» **The task**: Quote from the first line below through the line that contains "(hub) at (636,343);", both included, and leave the pictures out.

» **Provided data**:
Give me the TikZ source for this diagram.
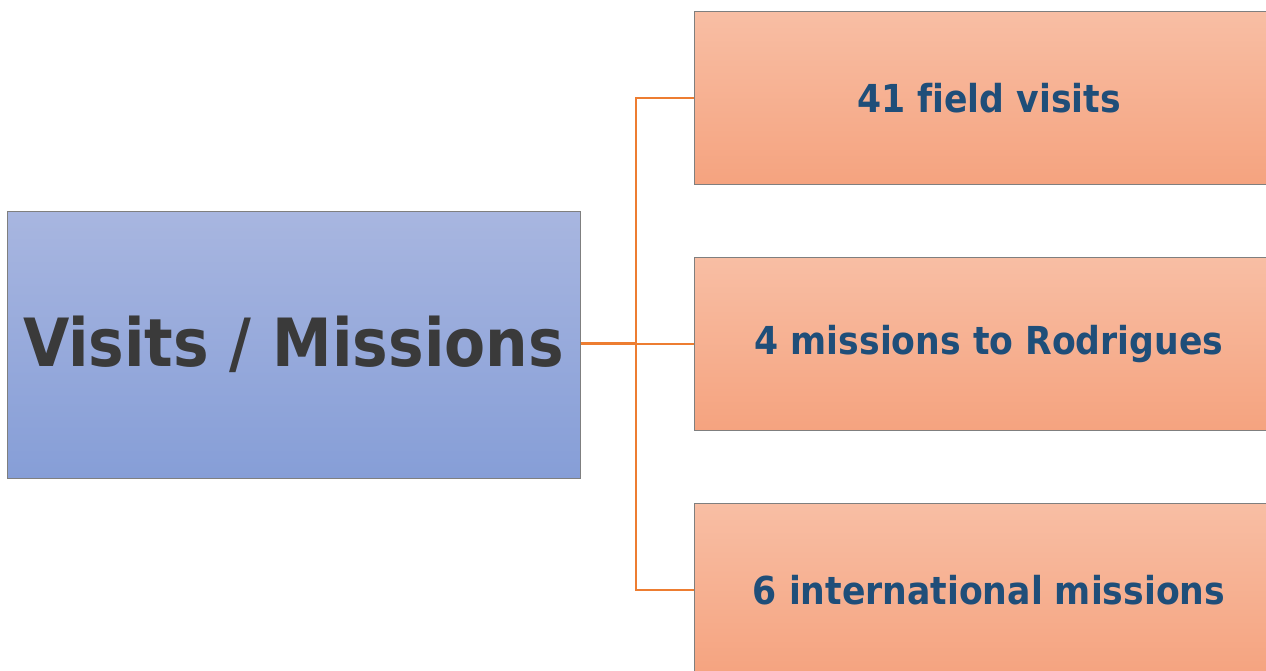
\documentclass[tikz,border=0pt]{standalone}
\usepackage{fontspec}
\setmainfont[Ligatures=NoCommon]{DejaVu Sans Condensed}
\usetikzlibrary{positioning}
\definecolor{bluetop}{HTML}{A8B6E0}
\definecolor{bluebot}{HTML}{869ED7}
\definecolor{salmontop}{HTML}{F8BEA4}
\definecolor{salmonbot}{HTML}{F5A37F}
\definecolor{edgegrey}{HTML}{7F7F7F}
\definecolor{linkorange}{HTML}{ED7D31}
\definecolor{navytext}{HTML}{1F4E79}
\definecolor{darktext}{HTML}{3A3A3A}

\begin{document}
\begin{tikzpicture}[
    x=1pt, y=-1pt,
    node distance=72pt,
    mainbox/.style={draw=edgegrey, line width=1pt, top color=bluetop, bottom color=bluebot,
        minimum width=573pt, minimum height=267pt, align=center, inner sep=0pt,
        text=darktext, font=\fontsize{66.5}{72}\selectfont\bfseries},
    itembox/.style={draw=edgegrey, line width=1pt, top color=salmontop, bottom color=salmonbot,
        minimum width=590pt, minimum height=173pt, align=center, inner sep=0pt,
        text=navytext, font=\fontsize{38.5}{44}\selectfont\bfseries},
    link/.style={draw=linkorange, line width=2pt}
]
    \useasboundingbox (0,0) rectangle (1266,670);

    \node[mainbox] (visits) at (293.5,344.5) {Visits / Missions};
    \node[itembox] (field) at (989,98) {41 field visits};
    \node[itembox] (rodrigues) [below=of field] {4 missions to Rodrigues};
    \node[itembox] (intl) [below=of rodrigues] {6 international missions};

    \coordinate (hub) at (636,343);

    \draw[link, line width=3pt] (visits.east |- hub) -- (hub);
    \draw[link] (hub) |- (field.west);
    \draw[link] (hub) |- (rodrigues.west);
    \draw[link] (hub) |- (intl.west);
\end{tikzpicture}
\end{document}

» **Correct answer**:
Give me the TikZ source for this diagram.
\documentclass[tikz,border=0pt]{standalone}
\usepackage{fontspec}
\setmainfont[Ligatures=NoCommon]{DejaVu Sans Condensed}
\usetikzlibrary{positioning}
\definecolor{bluetop}{HTML}{A8B6E0}
\definecolor{bluebot}{HTML}{869ED7}
\definecolor{salmontop}{HTML}{F8BEA4}
\definecolor{salmonbot}{HTML}{F5A37F}
\definecolor{edgegrey}{HTML}{7F7F7F}
\definecolor{linkorange}{HTML}{ED7D31}
\definecolor{navytext}{HTML}{1F4E79}
\definecolor{darktext}{HTML}{3A3A3A}

\begin{document}
\begin{tikzpicture}[
    x=1pt, y=-1pt,
    node distance=72pt,
    mainbox/.style={draw=edgegrey, line width=1pt, top color=bluetop, bottom color=bluebot,
        minimum width=573pt, minimum height=267pt, align=center, inner sep=0pt,
        text=darktext, font=\fontsize{66.5}{72}\selectfont\bfseries},
    itembox/.style={draw=edgegrey, line width=1pt, top color=salmontop, bottom color=salmonbot,
        minimum width=590pt, minimum height=173pt, align=center, inner sep=0pt,
        text=navytext, font=\fontsize{38.5}{44}\selectfont\bfseries},
    link/.style={draw=linkorange, line width=2pt}
]
    \useasboundingbox (0,0) rectangle (1266,670);

    \node[mainbox] (visits) at (293.5,344.5) {Visits / Missions};
    \node[itembox] (field) at (989,98) {41 field visits};
    \node[itembox] (rodrigues) [below=of field] {4 missions to Rodrigues};
    \node[itembox] (intl) [below=of rodrigues] {6 international missions};

    \coordinate (hub) at (636,343);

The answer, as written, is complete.